JAKARTA - Pemerintah Provinsi DKI Jakarta merencanakan pemberian bantuan pembayaran uang pangkal bagi siswa yang tidak diterima di sekolah negeri dan akhirnya masuk ke sekolah swasta.
Rencana pemberian bantuan ini didasari dari protes sejumlah orang tua siswa yang anaknya tak lolos di sekolah negeri. Ditambah, pandemi COVID-19 mengakibatkan penurunan kondisi perekonomian masyarakat.
Dalam rapat yang dipimpin oleh Gubernur DKI Anies Baswedan, Asisten Bidang Kesejahteraan Rakyat DKI Catur Laswanto menjelaskan asumsi biaya yang dibutuhkan untuk membantu pembayaran uang pangkal sebesar Rp171 miliar.
Rinciannya, anggaran bantuan uang pangkal sekolah swasta sementara ini masih dipatok Rp1 juta tiap siswa SD, Rp1,5 juta tiap siswa SMP, dan Rp2,5 juta tiap siswa SMA dan SMK.
"Perkiraan bantuan biaya sebesar Rp171.065.500.000. Ini perkiraan kebutuhan biaya yang tentunya masih bergerak. Tetapi, angka ini adalah sebuah hasil analisis Dinas Pendidikan dan juga adanya kemauan dari Badan Musyawarah Perguruan Swasta (BMPS) untuk memberikan keringanan kepada siswa," kata Catur dalam tayangan rapat yang diunggah akun YouTube Pemprov DKI, Minggu, 19 Juli.
Angka yang akan dikeluarkan oleh Pemprov DKI masih berupa asumsi. Perhitungannya berawal dari 126.011 siswa yang tidak masuk ke sekolah negeri dalam tahun ajaran 2020-2021 dan dianggap masuk swasta.
Kemudian, angka tersebut dikurangi 21.441 siswa yang telah mendaftar ke sekolah swasta tanpa mengikuti PPDB sekolah negeri. Mereka dianggap sudah mampu tanpa diberi bantuan pendidikan.
Lalu, dalam menentukan ketepatsasaran data, Pemprov DKI memadankan data siswa pada PPDB dengan data keluarga penerima bantuan sosial COVID-19. Sehingga total data siswa penerima bantuan sebanyak 85.508.
"Kenapa kami padankan? Karena asumsinya adalah ketika nanti akan diberikan bantuan uang masuk atau uang pangkal sekolah, maka mereka adalah yang layak dan terdampak COVID," jelas Catur.

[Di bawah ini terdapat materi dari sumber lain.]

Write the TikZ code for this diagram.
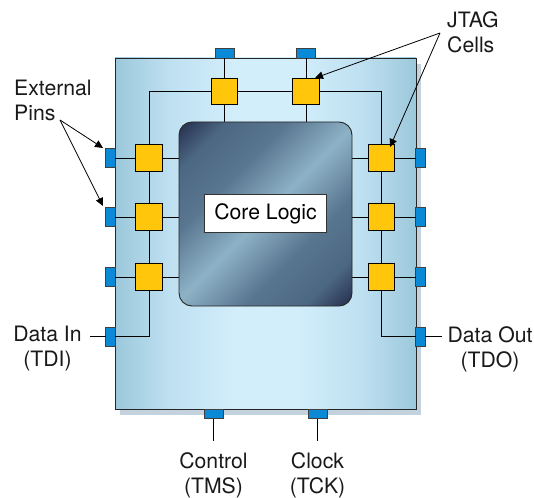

"Karena itu, sebagai data data padanan PPDB yang tidak diterima di negeri, asumsi berarti di swasta kita padankan dengan bansos. Sehingga, kita ketemu NIK dan dari situ kita mendapat data kelayakan orang tua yang terdampak ekonominya karena COVID," tambahnya.
Sementara terkait sumber dana, Pemprov DKI punya dua pilihan, yakni biaya tak terduga (BTT) penanganan COVID-19 atau menganggarkan bantuan uang pangkal sekolah swasta ke dalam anggaran pendapatan dan belanja daerah perubahan (APBD-P).
Kepala Inspektorat DKI Michael Rolandi menyebut jika menggunakan anggaran BTT, Pemprov DKI bisa memasukkan bantuan ke dalam kategori jaring pengaman sosial.
"Kita di Gugus Tugas DKI punya bidang akuntabilitas. Di sana, ada anggota forkopimda seperti BPKP, Kejaksaan Tinggi, dan Reskrimsus. Nanti saya rapatkan dengan mereka, apakah dimungkinkan ini masuk dalam kategori BTT," ucap Michael.
Lalu, jika menggunakan APBD-P yang memerlukan pembahasan dengan DPRD, waktu penyertaan anggaran masih dimungkinkan untuk membayar uang pangkal. Sebab, sekolah swasta saat ini memberikan kesempatan perpanjangan pembayaran.
"Artinya tidak pada saat sekarang, tetapi di waktu yang panjang. Sehingga jika anggaran akan dibebankan APBD, masih dimungkinkan dimasukkan ke dalam APBD perubahan Tahun 2020," tuturnya.
Menanggapi hal ini, Anies meminta jajarannya mematangkan angka bantuan yang saat ini masih berupa asumsi. Kemudian, menyiapkan dokumen dan landasan hukum terkait program bantuan uang pangkal.
"Saya rasa, terkait dengan APBD-P, mungkin kita sudah mulai bisa gerilya mengobrol dengan komisi (DPRD DKI). Terkait dengan biaya, nanti minggu depan kita hitung. Untuk BTT, Pak Inspektur (Michael) bantu bicarakan dengan semua bagian," ucap Anies.